David prepared for the house of the Lord in his trouble; and I have no doubt that it was a solace to his sorrow. To have something to do for Jesus, and to go right on with it, is one of the best ways to get over a bereavement, or any heavy mental depression. If you can pursue some great object, you will not feel that you are living for nothing. You will not sit down in despair; for, whatever your trouble may be, you will still have this to live for, “I want to help in building the Church of God, and I will do my part in it whatever happens to me. Corse poverty or wealth, come sickness or health, come life or death, as long as there is breath in my body, I will go on with the work that God has given me to do.”
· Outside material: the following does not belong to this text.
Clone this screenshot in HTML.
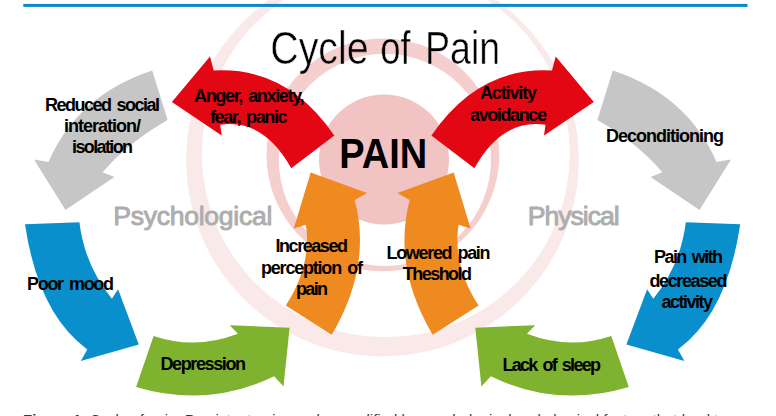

In many Christian works you will have to do without me, one of these days; but that will not matter. There will be somebody who will carry on the work of the Lord; and so long as the work goes on, what matter who does it? God buries the workman, but the devil himself cannot bury the work. The work is everlasting, though the workmen die. We pass away, as star by star grows dim; but the eternal light is never-fading. God shall have the victory. His Son shall come in His glory. His Spirit shall be poured out among the people; and though it be neither this man, nor that, nor the other, God will find the man to the world’s end who will carry on His cause, and give to Him the glory.